У «грубого коммунизма» - «определенная ограниченная мера» Это «видно… из абстрактного отрицания [грубым коммунизмом] всего мира культуры и цивилизации, из возврата к неестественной простоте бедного, грубого и не имеющего потребностей человека, который не только не возвысился над уровнем частной собственности, но даже и не дорос еще до неё».

«Таким образом, - резюмирует Маркс, - …грубый коммунизм есть только форма проявления гнусности частной собственности» - той и такой частной собственности, которая желает в общественном бытии «утвердить себя в качестве положительной общности».

Иными словами, «грубый коммунизм», обретший форму политического государства, - это такая форма отношений частной собственности, конституирующих практическое отношение к человеку как скоту, всеобщую зависть и стяжательство в качестве всеобщей власти, которая (форма отношений частной собственности) стремится утвердить себя (эти отношения) в качестве всеобщей, а, следовательно, всемiрной общественной практики.

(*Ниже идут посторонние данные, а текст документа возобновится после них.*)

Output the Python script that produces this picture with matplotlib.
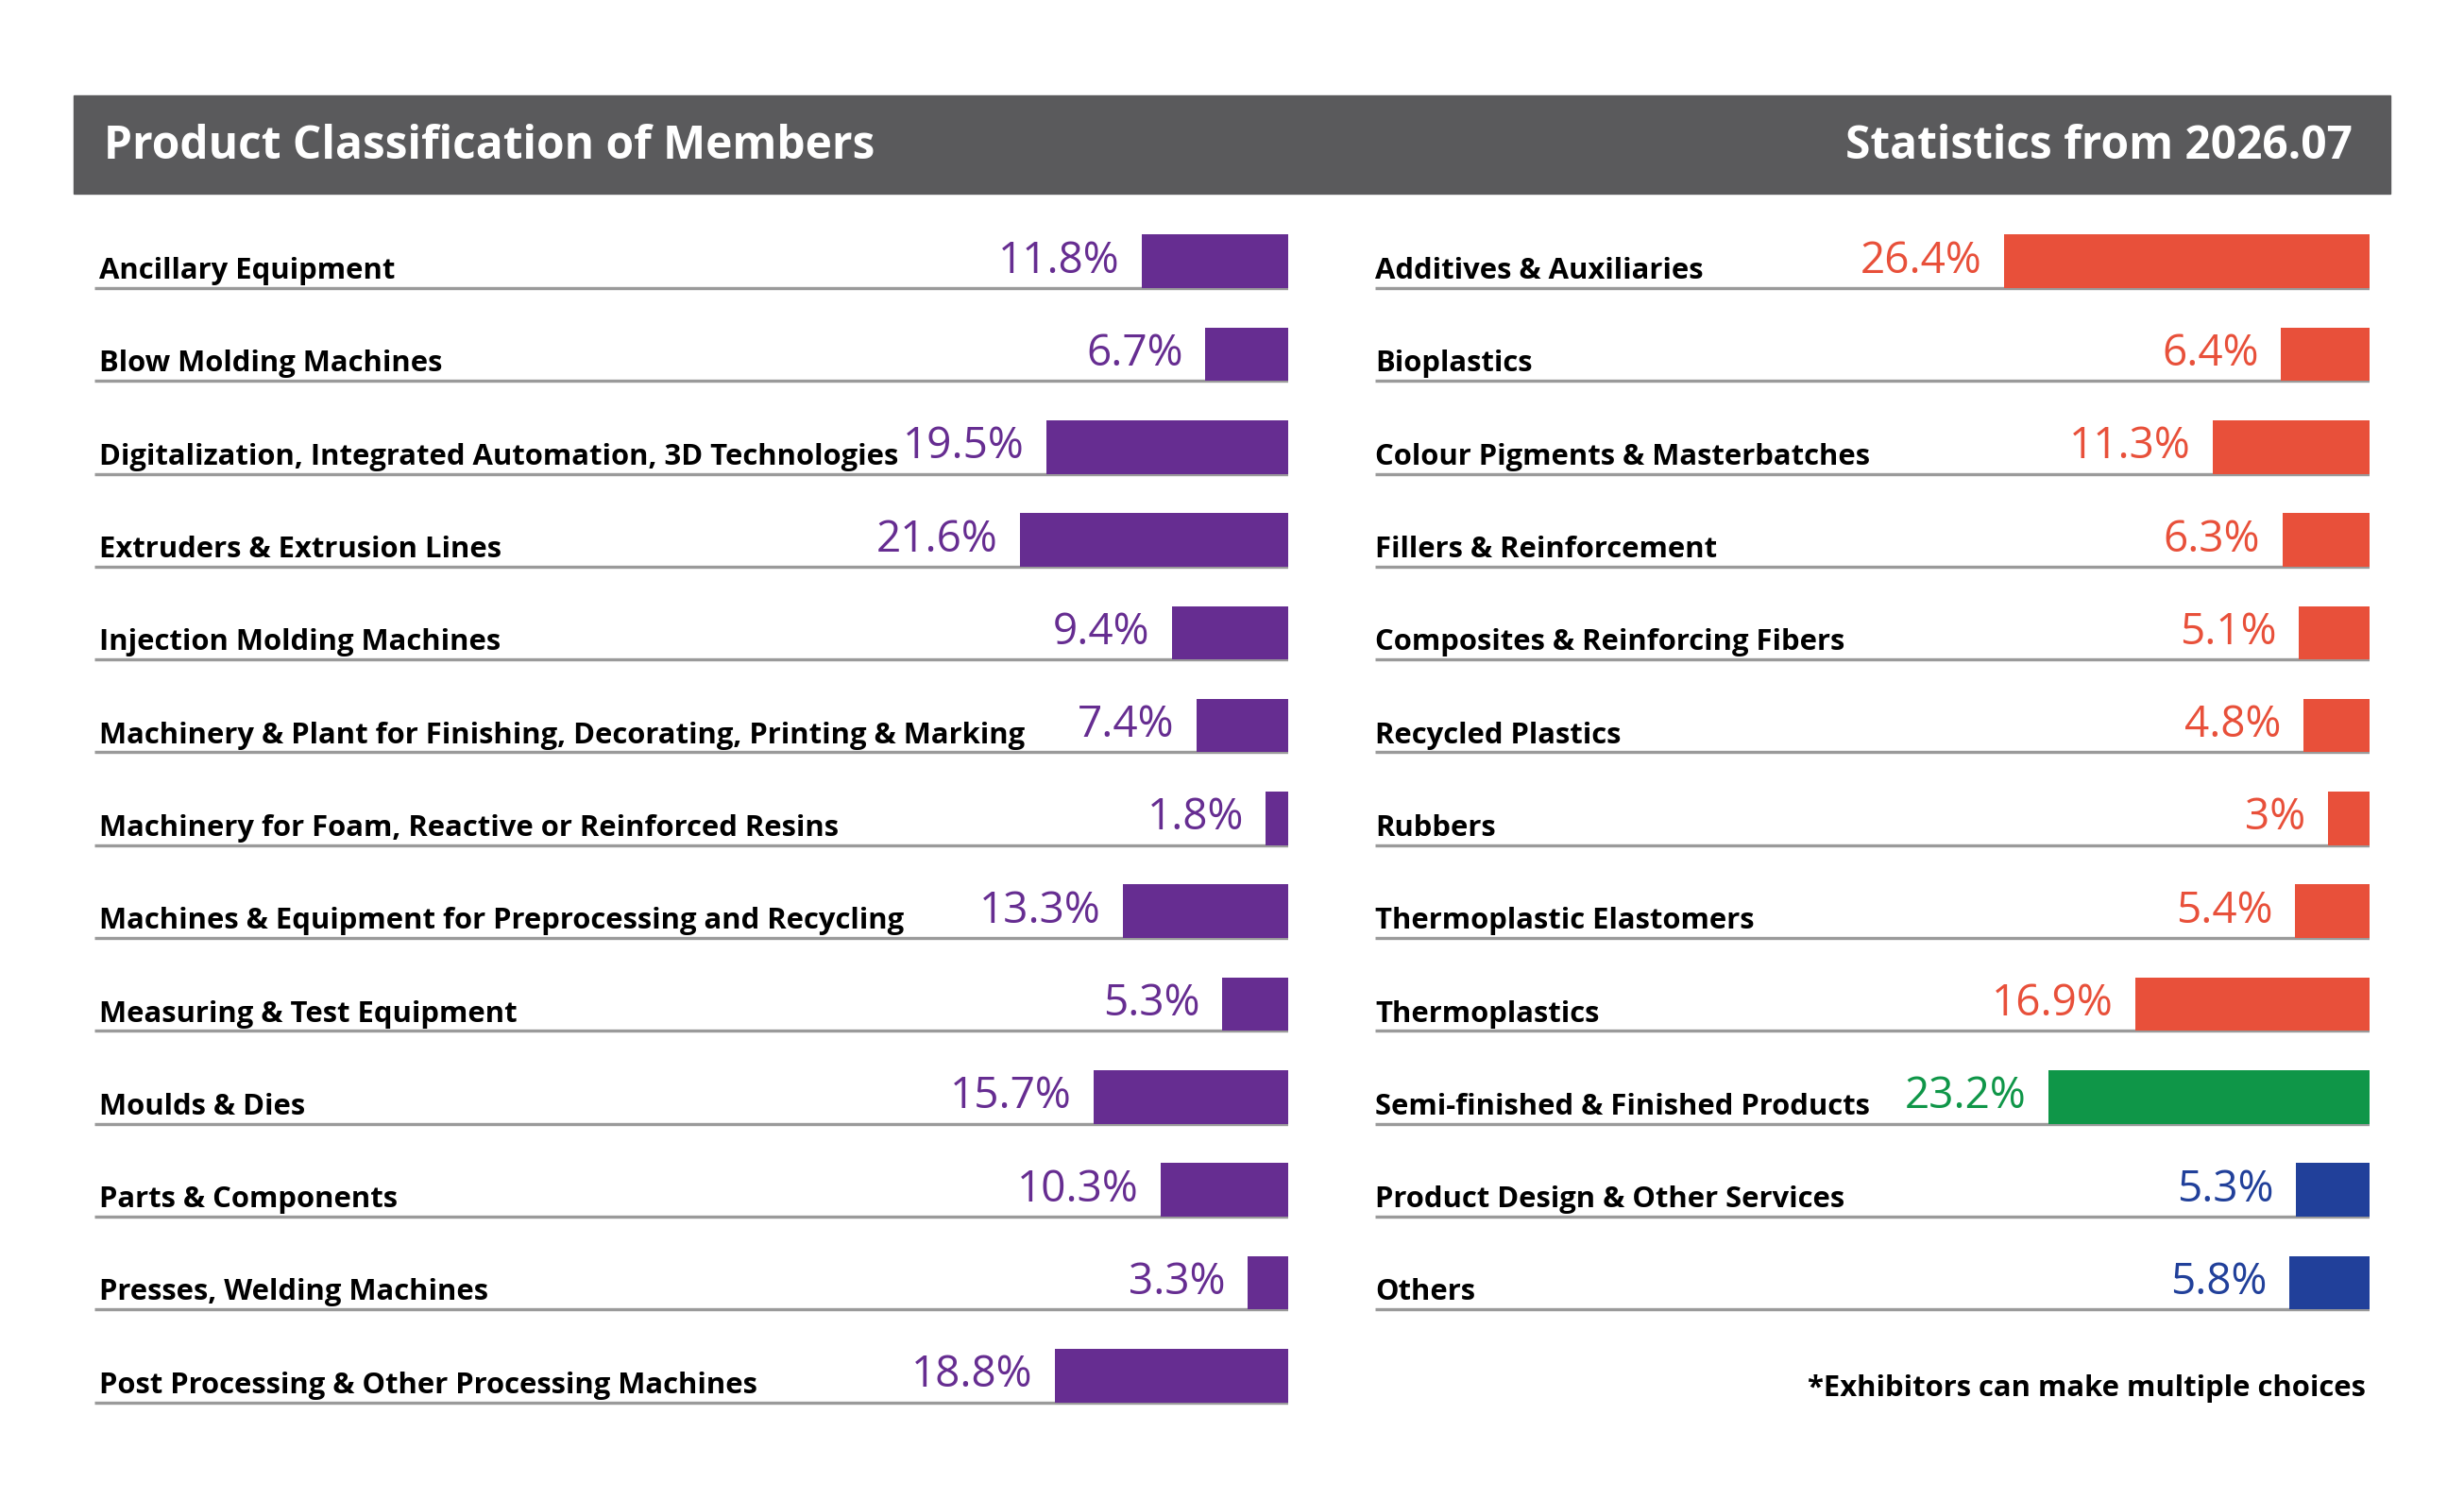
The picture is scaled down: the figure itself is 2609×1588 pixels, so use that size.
import matplotlib.pyplot as plt
from matplotlib.patches import Rectangle

# data
left_labels = ['Ancillary Equipment', 'Blow Molding Machines',
               'Digitalization, Integrated Automation, 3D Technologies',
               'Extruders & Extrusion Lines', 'Injection Molding Machines',
               'Machinery & Plant for Finishing, Decorating, Printing & Marking',
               'Machinery for Foam, Reactive or Reinforced Resins',
               'Machines & Equipment for Preprocessing and Recycling',
               'Measuring & Test Equipment', 'Moulds & Dies',
               'Parts & Components', 'Presses, Welding Machines',
               'Post Processing & Other Processing Machines']
left_values = [11.8, 6.7, 19.5, 21.6, 9.4, 7.4, 1.8, 13.3, 5.3, 15.7, 10.3, 3.3, 18.8]

right_labels = ['Additives & Auxiliaries', 'Bioplastics',
                'Colour Pigments & Masterbatches', 'Fillers & Reinforcement',
                'Composites & Reinforcing Fibers', 'Recycled Plastics', 'Rubbers',
                'Thermoplastic Elastomers', 'Thermoplastics',
                'Semi-finished & Finished Products',
                'Product Design & Other Services', 'Others']
right_values = [26.4, 6.4, 11.3, 6.3, 5.1, 4.8, 3, 5.4, 16.9, 23.2, 5.3, 5.8]
right_groups = ['mat'] * 9 + ['prod', 'serv', 'serv']

PURPLE = '#662d91'
group_colors = {'mat': '#e8503a', 'prod': '#0f9648', 'serv': '#21409a'}
HEADER = '#5a5a5c'
LINE = '#9a9a9a'

plt.rcParams['font.family'] = ['Open Sans', 'DejaVu Sans']

W, H = 2609, 1588
fig = plt.figure(figsize=(W / 100, H / 100), dpi=100)

# header band
fig.patches.append(Rectangle((78 / W, 1 - 205 / H), (2531 - 78) / W, 104 / H,
                             transform=fig.transFigure, color=HEADER, zorder=0))
fig.text(110 / W, 1 - 155 / H, 'Product Classification of Members', color='white',
         fontsize=34.5, fontweight='bold', va='center', ha='left')
fig.text(2491 / W, 1 - 155 / H, 'Statistics from 2026.07', color='white',
         fontsize=34.5, fontweight='bold', va='center', ha='right')

BAR_H = 0.576
YLIM = (12.157, -0.763)
LABEL_SIZE = 22.3


def panel(rect, labels, values, colors, xmax, label_pad):
    ax = fig.add_axes(rect)
    ax.set_xlim(xmax, 0)
    ax.set_ylim(*YLIM)
    ax.axis('off')
    for i, (lab, v, c) in enumerate(zip(labels, values, colors)):
        ax.hlines(i, xmax, 0, color=LINE, lw=2.4, zorder=1)
        ax.barh(i - BAR_H / 2, v, height=BAR_H, left=0, color=c, zorder=2)
        ax.text(xmax - label_pad, i - 0.1, lab, fontsize=LABEL_SIZE,
                fontweight='bold', ha='left', va='baseline', color='black')
        ax.annotate('{:g}%'.format(v), (v, i - BAR_H / 2), xytext=(-17, 0),
                    textcoords='offset points', ha='right', va='center',
                    fontsize=33, color=c)
    return ax


left_ax = panel([100 / W, 1 - 1500 / H, 1264 / W, 1270 / H], left_labels,
                left_values, [PURPLE] * len(left_values), 96.3, 0.4)
right_ax = panel([1456 / W, 1 - 1500 / H, 1053 / W, 1270 / H], right_labels,
                 right_values, [group_colors[g] for g in right_groups], 71.8, 0)

right_ax.text(0.3, 12 - 0.07, '*Exhibitors can make multiple choices',
              fontsize=LABEL_SIZE, fontweight='bold', ha='right', va='baseline',
              color='black')

plt.savefig('out.png', dpi=100)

Ничего другого, кроме феноменологического описания проявлений этой сущности «грубого коммунизма», снабжённого соответствующими классовыми оценками со стороны наиболее последовательных выразителей идеологии «либерализма», описание «тоталитаризма», данное мэтрами мысли Нового Запада о «тоталитаризме», не представляет.

Однако понимания действительной общественной природы «тоталитаризма» эта мысль Нового Запада не только не даёт, но и закрывает всякую возможность для возникновения (для производства) такого понимания внутри «иудео-христианской цивилизации».